Roaring Currents, a war film/biopic of Admiral Yi, one of Korea’s most historically revered figures, is doing massive, record-setting business at home. The movie inflates the scope of Yi’s (still mind-blowing) feat of using 12 ships to defeat 133 Japanese warships (in the movie he’s up against 330). Why is South Korea so excited for this film? “This kind of sacrifice and fidelity is what the people expect from their leader,” suggests critic Jeon Chan-il, “but due to circumstances, people only see their absence in today’s society through the film. They earnestly long for leaders like Yi.” Right on cue, The Dong-a Ilbo published an editorial, “Admiral Yi’s leadership needed for the nagging military problem,” tying the movie’s events to the recent disastrous ferry sinking.

• In Venezuela, the most-watched film of the year will probably be The Liberator, a two-hour Simón Bolívar biopic. The casting makes intuitive sense; Bolívar is played by Edgar Ramirez, who previously played Cuban revolutionary Ciro Redondo in Steven Soderbergh’s Che. The AP’s Jorge Rueda has the story.

• Over at Pacific Standard, Rick Paulus has a detailed, fascinating profile following film noir expert/restoration and preservation hero Eddie Muller in his quest to rescue the relatively marginal 1949 independent title Too Late For Tears. It’s an article that demonstrates how often the work of trying to preserve film history is anything but straightforward, linear or quick.

• Direct film and TV production spending in Georgia topped $1 billion last year for the first time thanks to its competitive (to put it mildly) tax credits and incentives.
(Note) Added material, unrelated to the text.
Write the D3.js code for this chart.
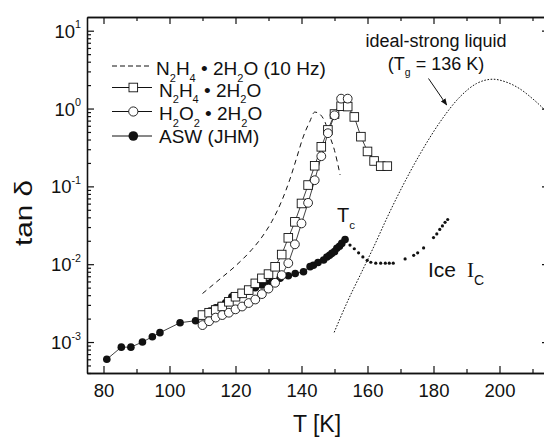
<!DOCTYPE html>
<html>
<head>
<meta charset="utf-8">
<script src="https://cdn.jsdelivr.net/npm/d3@7"></script>
<style>
  body { margin: 0; background: #fff; }
  svg { display: block; font-family: "Liberation Sans", Arial, sans-serif; }
</style>
</head>
<body>
<svg id="chart" width="544" height="437"></svg>
<script>
// ASW (JHM), large dots up to Tc
var T_asw = [81.0, 85.4, 88.3, 91.8, 94.8, 97.1, 103.2, 107.9, 110.5, 112.3, 114.0, 115.5, 117.0, 118.9, 120.5, 122.0, 124.0, 126.0, 128.0, 129.5, 131.0, 133.5, 136.0, 138.1, 140.6, 142.6, 143.6, 145.0, 146.7, 147.7, 148.5, 149.2, 150.0, 150.7, 151.5, 152.2, 153.2];
var tan_asw = [6.0e-4, 8.6e-4, 8.6e-4, 1.0e-3, 1.17e-3, 1.32e-3, 1.77e-3, 1.88e-3, 2.2e-3, 2.5e-3, 2.75e-3, 2.95e-3, 3.2e-3, 3.8e-3, 3.9e-3, 4.2e-3, 4.5e-3, 5.0e-3, 5.4e-3, 5.7e-3, 6.0e-3, 6.6e-3, 7.1e-3, 7.6e-3, 8.0e-3, 9.3e-3, 9.7e-3, 1.05e-2, 1.13e-2, 1.24e-2, 1.3e-2, 1.38e-2, 1.45e-2, 1.6e-2, 1.7e-2, 1.85e-2, 2.08e-2];

// ASW after crystallization (small dots)
var T_ice = [154.7, 156.0, 157.3, 158.6, 159.9, 161.0, 162.5, 164.0, 165.4, 166.6, 167.8, 171.4, 174.0, 175.2, 177.0, 180.0, 181.0, 181.9, 182.7, 183.5, 184.3];
var tan_ice = [1.76e-2, 1.58e-2, 1.40e-2, 1.24e-2, 1.12e-2, 1.06e-2, 1.03e-2, 1.03e-2, 1.03e-2, 1.03e-2, 1.03e-2, 1.17e-2, 1.30e-2, 1.40e-2, 1.62e-2, 2.2e-2, 2.45e-2, 2.8e-2, 3.1e-2, 3.45e-2, 3.75e-2];

// N2H4 . 2H2O (squares)
var T_n2h4 = [110, 112, 114, 116, 118, 120, 122, 124, 126, 128, 130, 132, 134, 136, 138, 140, 142, 144, 146, 148, 150, 152, 154, 156, 158, 160, 162, 164, 166];
var tan_n2h4 = [2.22e-3, 2.38e-3, 2.58e-3, 2.86e-3, 3.29e-3, 3.82e-3, 4.22e-3, 4.65e-3, 5.67e-3, 6.58e-3, 7.46e-3, 9.27e-3, 1.33e-2, 2.18e-2, 3.5e-2, 6.03e-2, 0.104, 0.184, 0.322, 0.531, 0.85, 1.07, 1.06, 0.78, 0.435, 0.281, 0.212, 0.182, 0.182];

// H2O2 . 2H2O (open circles)
var T_h2o2 = [110, 112, 114, 116, 118, 120, 122, 124, 126, 128, 130, 132, 134, 136, 138, 140, 142, 144, 146, 148, 150, 152, 154];
var tan_h2o2 = [1.65e-3, 1.85e-3, 2.06e-3, 2.22e-3, 2.38e-3, 2.63e-3, 2.86e-3, 3.17e-3, 3.52e-3, 4.13e-3, 4.86e-3, 5.77e-3, 7.24e-3, 1.03e-2, 1.8e-2, 3.34e-2, 6.14e-2, 0.120, 0.244, 0.482, 0.82, 1.34, 1.34];

// N2H4 . 2H2O at 10 Hz (dashed)
var T_10hz = [110, 115, 120, 125, 128, 131, 134, 136.5, 138.5, 140.5, 142.5, 144, 145.5, 147, 148.5, 150, 151.7];
var tan_10hz = [4.2e-3, 6.3e-3, 9.5e-3, 1.55e-2, 2.23e-2, 3.54e-2, 6.5e-2, 0.124, 0.23, 0.43, 0.68, 0.90, 0.85, 0.69, 0.45, 0.29, 0.14];

// ideal-strong liquid (dotted)
var T_strong = [149.9, 154, 158, 162, 166, 170, 176, 182, 188, 193, 198, 202, 206, 210, 215];
var tan_strong = [1.33e-3, 3.36e-3, 7.57e-3, 1.71e-2, 4.02e-2, 8.94e-2, 0.264, 0.673, 1.41, 2.09, 2.38, 2.19, 1.81, 1.34, 0.85];

var xMajor = [80, 100, 120, 140, 160, 180, 200];
var xMinor = [90, 110, 130, 150, 170, 190, 210];
var yDecades = [-3, -2, -1, 0, 1];

var svg = d3.select("#chart");
var mLeft = 87, mRight = 549, mTop = 17, mBottom = 373;

var x = d3.scaleLinear().domain([75, 215]).range([mLeft, mRight]);
var y = d3.scaleLog().domain([4e-4, 15]).range([mBottom, mTop]);

function zip(ts, vs) {
	return ts.map(function (t, i) { return { t: t, v: vs[i] }; });
}

// text with sub/superscripts, parts = [[string, "sub"|"sup"|null], ...]
function richText(g, px, py, parts, size, anchor) {
	var t = g.append("text").attr("x", px).attr("y", py)
		.attr("font-size", size).attr("text-anchor", anchor || "start").attr("fill", "#111");
	var shift = 0;
	parts.forEach(function (p) {
		var target = p[1] === "sub" ? size * 0.36 : (p[1] === "sup" ? -size * 0.5 : 0);
		t.append("tspan").attr("dy", target - shift)
			.attr("font-size", p[1] ? size * 0.58 : size).text(p[0]);
		shift = target;
	});
	return t;
}

var defs = svg.append("defs");
defs.append("clipPath").attr("id", "plotclip")
	.append("rect").attr("x", mLeft).attr("y", mTop).attr("width", mRight - mLeft).attr("height", mBottom - mTop);

var plot = svg.append("g").attr("clip-path", "url(#plotclip)");

var line = d3.line().x(function (d) { return x(d.t); }).y(function (d) { return y(d.v); });
var smooth = d3.line().curve(d3.curveMonotoneX).x(function (d) { return x(d.t); }).y(function (d) { return y(d.v); });

// curves
plot.append("path").datum(zip(T_strong, tan_strong)).attr("d", smooth)
	.attr("fill", "none").attr("stroke", "#111").attr("stroke-width", 1).attr("stroke-dasharray", "1.6,1.6");
plot.append("path").datum(zip(T_10hz, tan_10hz)).attr("d", smooth)
	.attr("fill", "none").attr("stroke", "#111").attr("stroke-width", 1).attr("stroke-dasharray", "5,4");

var asw = zip(T_asw, tan_asw);
var n2h4 = zip(T_n2h4, tan_n2h4);
var h2o2 = zip(T_h2o2, tan_h2o2);

plot.append("path").datum(asw).attr("d", line).attr("fill", "none").attr("stroke", "#111").attr("stroke-width", 0.8);
plot.append("path").datum(n2h4).attr("d", line).attr("fill", "none").attr("stroke", "#111").attr("stroke-width", 0.8);
plot.append("path").datum(h2o2).attr("d", line).attr("fill", "none").attr("stroke", "#111").attr("stroke-width", 0.8);

plot.selectAll("circle.asw").data(asw).enter().append("circle").attr("class", "asw")
	.attr("cx", function (d) { return x(d.t); }).attr("cy", function (d) { return y(d.v); })
	.attr("r", 3.8).attr("fill", "#111");

plot.selectAll("circle.ice").data(zip(T_ice, tan_ice)).enter().append("circle").attr("class", "ice")
	.attr("cx", function (d) { return x(d.t); }).attr("cy", function (d) { return y(d.v); })
	.attr("r", 1.6).attr("fill", "#111");

plot.selectAll("rect.n2h4").data(n2h4).enter().append("rect").attr("class", "n2h4")
	.attr("x", function (d) { return x(d.t) - 4.3; }).attr("y", function (d) { return y(d.v) - 4.3; })
	.attr("width", 8.6).attr("height", 8.6).attr("fill", "#fff").attr("stroke", "#111").attr("stroke-width", 0.9);

plot.selectAll("circle.h2o2").data(h2o2).enter().append("circle").attr("class", "h2o2")
	.attr("cx", function (d) { return x(d.t); }).attr("cy", function (d) { return y(d.v); })
	.attr("r", 4.4).attr("fill", "#fff").attr("stroke", "#111").attr("stroke-width", 0.9);

// axes
function styleAxis(g) {
	g.selectAll("path.domain").attr("stroke", "#111").attr("stroke-width", 1.3);
	g.selectAll(".tick line").attr("stroke", "#111").attr("stroke-width", 1.2);
	g.selectAll(".tick text").attr("font-size", 18.5).attr("fill", "#111")
		.attr("font-family", "'Liberation Sans', Arial, sans-serif");
}

var minorY = [];
yDecades.forEach(function (e) {
	for (var k = 2; k <= 9; k++) {
		var v = k * Math.pow(10, e - 1);
		if (v >= 4e-4 && v <= 15) minorY.push(v);
	}
});
minorY.push(20);
minorY = minorY.filter(function (v) { return v <= 15; });
var decadeVals = yDecades.map(function (e) { return Math.pow(10, e); });

svg.append("g").attr("transform", "translate(0," + mBottom + ")")
	.call(d3.axisBottom(x).tickValues(xMajor).tickSize(-7).tickSizeOuter(0).tickPadding(11)).call(styleAxis);
svg.append("g").attr("transform", "translate(0," + mBottom + ")")
	.call(d3.axisBottom(x).tickValues(xMinor).tickSize(-4).tickSizeOuter(0).tickFormat("")).call(styleAxis);

svg.append("g").attr("transform", "translate(0," + mTop + ")")
	.call(d3.axisTop(x).tickValues(xMajor).tickSize(-7).tickSizeOuter(0).tickFormat("")).call(styleAxis);
svg.append("g").attr("transform", "translate(0," + mTop + ")")
	.call(d3.axisTop(x).tickValues(xMinor).tickSize(-4).tickSizeOuter(0).tickFormat("")).call(styleAxis);

svg.append("g").attr("transform", "translate(" + mLeft + ",0)")
	.call(d3.axisLeft(y).tickValues(decadeVals).tickSize(-7).tickSizeOuter(0).tickFormat("")).call(styleAxis);
svg.append("g").attr("transform", "translate(" + mLeft + ",0)")
	.call(d3.axisLeft(y).tickValues(minorY).tickSize(-4).tickSizeOuter(0).tickFormat("")).call(styleAxis);
svg.append("g").attr("transform", "translate(" + mRight + ",0)")
	.call(d3.axisRight(y).tickValues(decadeVals).tickSize(-7).tickSizeOuter(0).tickFormat("")).call(styleAxis);
svg.append("g").attr("transform", "translate(" + mRight + ",0)")
	.call(d3.axisRight(y).tickValues(minorY).tickSize(-4).tickSizeOuter(0).tickFormat("")).call(styleAxis);

// y tick labels 10^n
yDecades.forEach(function (e) {
	richText(svg, 81, y(Math.pow(10, e)) + 7, [["10", null], [String(e), "sup"]], 18.5, "end");
});

// axis titles
svg.append("text").attr("x", 317).attr("y", 432).attr("text-anchor", "middle")
	.attr("font-size", 23).attr("fill", "#111").text("T [K]");
svg.append("text").attr("transform", "translate(32,213) rotate(-90)").attr("text-anchor", "middle")
	.attr("font-size", 23).attr("fill", "#111").attr("textLength", 66).attr("lengthAdjust", "spacingAndGlyphs")
	.text("tan δ");

// legend
var lg = svg.append("g");
var rows = [66, 87.5, 111.5, 136];
lg.append("line").attr("x1", 112).attr("x2", 152).attr("y1", rows[0]).attr("y2", rows[0])
	.attr("stroke", "#111").attr("stroke-width", 1).attr("stroke-dasharray", "5,3");
[1, 2, 3].forEach(function (i) {
	lg.append("line").attr("x1", 112).attr("x2", 152).attr("y1", rows[i]).attr("y2", rows[i])
		.attr("stroke", "#111").attr("stroke-width", 1);
});
lg.append("rect").attr("x", 129).attr("y", rows[1] - 4.3).attr("width", 8.6).attr("height", 8.6)
	.attr("fill", "#fff").attr("stroke", "#111").attr("stroke-width", 0.9);
lg.append("circle").attr("cx", 133.3).attr("cy", rows[2]).attr("r", 4.6)
	.attr("fill", "#fff").attr("stroke", "#111").attr("stroke-width", 0.9);
lg.append("circle").attr("cx", 133.3).attr("cy", rows[3]).attr("r", 4.8).attr("fill", "#111");

richText(lg, 156, rows[0] + 9, [["N", null], ["2", "sub"], ["H", null], ["4", "sub"], [" \u2022 2H", null], ["2", "sub"], ["O (10 Hz)", null]], 19);
richText(lg, 159, rows[1] + 9, [["N", null], ["2", "sub"], ["H", null], ["4", "sub"], [" \u2022 2H", null], ["2", "sub"], ["O", null]], 19);
richText(lg, 159, rows[2] + 8.5, [["H", null], ["2", "sub"], ["O", null], ["2", "sub"], [" \u2022 2H", null], ["2", "sub"], ["O", null]], 19);
richText(lg, 159, rows[3] + 6.5, [["ASW (JHM)", null]], 19);

// annotations
svg.append("text").attr("x", 436).attr("y", 47).attr("text-anchor", "middle")
	.attr("font-size", 18).attr("fill", "#111").text("ideal-strong liquid");
richText(svg, 436, 70, [["(T", null], ["g", "sub"], [" = 136 K)", null]], 18, "middle");

defs.append("marker").attr("id", "arrow").attr("viewBox", "0 0 10 10")
	.attr("refX", 9).attr("refY", 5).attr("markerWidth", 7).attr("markerHeight", 7).attr("orient", "auto")
	.append("path").attr("d", "M0,1 L10,5 L0,9 z").attr("fill", "#111");
svg.append("line").attr("x1", 428.5).attr("y1", 78.5).attr("x2", 446.7).attr("y2", 105)
	.attr("stroke", "#111").attr("stroke-width", 1).attr("marker-end", "url(#arrow)");

richText(svg, 337, 222, [["T", null], ["c", "sub"]], 20);

svg.append("text").attr("x", 428).attr("y", 277).attr("font-size", 21).attr("fill", "#111").text("Ice");
var ic = svg.append("text").attr("x", 467).attr("y", 277).attr("font-size", 21).attr("fill", "#111")
	.attr("font-family", "'Liberation Serif', 'Times New Roman', serif");
ic.append("tspan").text("I");
ic.append("tspan").attr("dy", 8).attr("font-size", 14)
	.attr("font-family", "'Liberation Sans', Arial, sans-serif").text("C");
</script>
</body>
</html>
Now governor Nathan Deal is hoping to implement new scholarship programs to make sure there are enough trained technicians in the state.

• Two Pakistan Air Force and Army (PAF) bases have banned the showing of Indian films, while others are still permitted to show them. “A top PAF official was told during a visit to one of the bases that showing Indian movies might demoralise a lot of officers with religious leanings and hence should be banned in cinemas under the PAF,” reports Umair Aziz in his piece on the PAF’s internal inability to implement one consistent policy.

• “I was halfway through talking about the political situation in Britain when the Very Respected Journalist called me ‘baby’ (really, people can say that without irony?) and shoved his beer-and-whiskey-churnted-together tongue down my throat.” This is a sobering account from an anonymous female journalist about how she went to Kyiv to write about the post-revolutionary political situation only to find herself derailed by dealing with sexual assault instead.

• “Results from an Iowa Department of Natural Resources experiment to use goats to clear stream banks in a Clayton County wildlife area have been promising.” Which is a good news, because who wouldn’t want the animals to serve as “super cute weed removal”?